A report today suggests that Apple Store staff t-shirts may have been made by a Chinese company which is believed to have used forced labor in its production.
The claims against the garment company have been taken seriously enough for US sanctions to be imposed …
The Guardian reports.
Apple has imported clothes – probably uniforms for staff in stores – from a company facing US sanctions over forced labour at a subsidiary firm in China’s western Xinjiang region, shipping records show.
The details come a week after Apple’s chief executive, Tim Cook, told the US Congress he would not tolerate forced labour or modern-day slavery in the company’s supply chains.
An Apple spokesman said the company had confirmed none of its suppliers currently source cotton from Xinjiang, but declined to comment on whether they had done so in the past.
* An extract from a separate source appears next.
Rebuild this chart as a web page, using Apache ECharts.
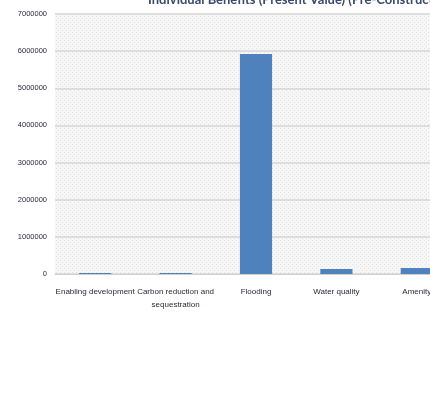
<!DOCTYPE html>
<html>
<head>
<meta charset="utf-8">
<script src="https://cdn.jsdelivr.net/npm/echarts@6/dist/echarts.min.js"></script>
<style>html,body{margin:0;padding:0;background:#fff;}#c{width:430px;height:402px;}</style>
</head>
<body>
<div id="c"></div>
<script>
const titleText = 'Individual Benefits (Present Value) (Pre-Construction)';
const categories = ['Enabling development', 'Carbon reduction and\nsequestration', 'Flooding', 'Water quality', 'Amenity'];
const benefits = [30000, 30000, 5920000, 135000, 160000];
const yTicks = [0, 1000000, 2000000, 3000000, 4000000, 5000000, 6000000, 7000000];

const pc = document.createElement('canvas');
pc.width = 4; pc.height = 4;
const g = pc.getContext('2d');
g.fillStyle = '#f6f6f6'; g.fillRect(0, 0, 4, 4);
g.fillStyle = '#e4e4e4';
g.fillRect(0, 0, 1, 1); g.fillRect(2, 2, 1, 1);

const chart = echarts.init(document.getElementById('c'));
chart.setOption({
  animation: false,
  backgroundColor: '#ffffff',
  title: {
    text: titleText,
    left: 143, top: -12,
    textStyle: { fontFamily: 'Lato', fontWeight: 'bold', fontSize: 13, color: '#3a4a70' }
  },
  grid: {
    left: 55, top: 14, bottom: 128, right: -27,
    outerBoundsMode: 'none',
    containLabel: false,
    show: true, borderWidth: 0,
    backgroundColor: { image: pc, repeat: 'repeat' }
  },
  xAxis: {
    type: 'category',
    data: categories,
    axisLine: { lineStyle: { color: '#cfcfcf', width: 1 } },
    axisTick: { show: false },
    axisLabel: { interval: 0, fontFamily: 'Liberation Sans Narrow, Liberation Sans', fontSize: 8, color: '#2a2a3a', margin: 11, lineHeight: 13 }
  },
  yAxis: {
    type: 'value',
    min: yTicks[0], max: yTicks[yTicks.length - 1], interval: 1000000,
    axisLine: { show: false },
    axisTick: { show: false },
    splitLine: { lineStyle: { color: '#d6d6d6', width: 1.5 } },
    axisLabel: { fontFamily: 'Liberation Sans Narrow, Liberation Sans', fontSize: 7.5, color: '#2a2a3a', margin: 8, formatter: v => String(v) }
  },
  series: [{
    type: 'bar',
    data: benefits,
    barWidth: '40%',
    itemStyle: { color: '#4f81bd' }
  }]
});
</script>
</body>
</html>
The US government in July imposed sanctions on Changji Esquel Textile, a unit of the Hong Kong garment group Esquel, along with 10 other Chinese companies for alleged human rights violations in the Xinjiang region, including forced labour.
Evidence suggesting that Apple bought staff t-shirts from the company appears strong.
A month before the sanctions were announced, Esquel had sent a shipment of women’s cotton and elastane knit shirts to “Apple Retail stores” in California, the database run by the global shipping information provider Panjiva showed. Those records were identified by the Tech Transparency Project […]
Documented in trade publications, and confirmed by shipping databases and Esquel itself, it appears to have mostly focused on uniforms worn by staff in Apple stores.
Until recently, Esquel’s website listed Apple as a “major customer” [and] Esquel’s chief executive, John Cheh, highlighted Apple as a “major customer” of the firm’s Vietnam arm, providing pictures of blue and red staff uniforms produced in its factories.
While Esquel denies the claim and proving exact details of the entire supply chain is tricky, experts say it’s almost impossible to manufacture anything in Xinjiang without being at least complicit in the use of forced labor.
James Millward, professor of history at Georgetown University in Washington DC and the author of Eurasian Crossroads: A History of Xinjiang, said the entire region’s economy had been contaminated by Chinese communist party policies […]
Even if the companies’ own factories can be certified free of forced labour, they are often working with – or with authorisation from – the local governments managing the abuse.
“They’re doing business with the province, they’re doing business with local administrations, they’re doing business with the XPCC, all of which are running concentration camps and all of which are involved in moving people in concentration camps into one kind of coerced or involuntary labor or another,” he said.
Apple has been accused on a number of occasions of having forced labor in its supply chain. The company of course finds the idea abhorrent and takes extensive steps to conduct audits of its suppliers. Back in 2018, the company won a Stop Slavery award.